Nigeria has one of Africa’s fastest growing economies, and a case of related growing pains. Businesses want to take advantage of the new wealth and expand, but lagging infrastructure is holding them back. Power is at the top of the list. Blackouts are a daily occurrence. The country needs to invest an estimated $10 billion over the next 10 years to meet growing electricity demand. Many of the existing power plants are poorly maintained. But one quick solution is ready today. Compact power stations, known as distributed power, let towns and businesses generate their own electricity and heat.
Take a look at Diageo, the brewer of Guinness stout. The Irish enjoy a good pint of “the black stuff,” but in sheer volume they don’t come close to the Nigerians. Nigeria is now the beer’s second largest market for Guinness, after U.K. Imports won’t slake Nigeria’s thirst and Diageo, whose first Guinness brewery opened in the country 50 years ago, needs to add more brewing capacity. (Nigerians say they prefer the home brew because it tastes stronger.) But that also means more need for the country’s spotty power.

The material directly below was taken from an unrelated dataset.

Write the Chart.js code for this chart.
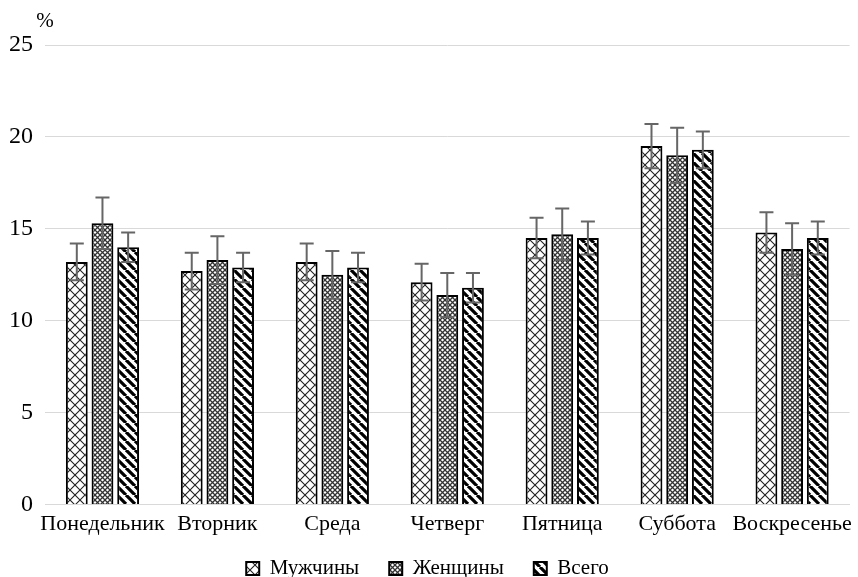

Good Things Come to Nigeria: GE’s Jenbacher engines power the Guinness Ogba brewery in Nigeria, the stout’s second largest market after U.K.
Five years ago Diageo declared energy independence in Nigeria and bought four of GE’s Jenbacher gas engines to power its three local breweries. This week the company added two more engines for brewing plants in Lagos and Benin City. Together, they will generate a combined 20 megawatts of electricity and about 9 megawatts of heat for Diageo.
The Jenbacher, which is part of GE’s ecomagination portfolio, is a good fit for the Nigerian market. It’s reliable, efficient, robust and omnivorous when it comes to fuel. This flexibility is important because it allows customers switch between fuels. The Diageo Jenbachers are burning natural gas, which at the moment costs almost 80 percent less than diesel in Nigeria.
Besides electricity, steam from the engines will aid the brewing process, and exhaust heat will power water chillers at the breweries. “This is an opportunity to realize significant operational costs savings,” says Patrick Regan, global sales leader for GE Food and Beverage Solutions. “We can typically expect a gas engine like the one being installed in Lagos to pay for itself within just 18 to 24 months.”
Guinness is not the only instance of Jenbachers stoking the beverage business. Last fall, Scotland’s Girvan Distillery, the home of Grant’s Scotch whisky, bought a Jenbacher to generate extra electricity and heat from biogas produced by malt leftover from distillation. Jenbachers are also helping to brew MillerCoors beers in the U.S., and Kirin in Japan. Cheers to that!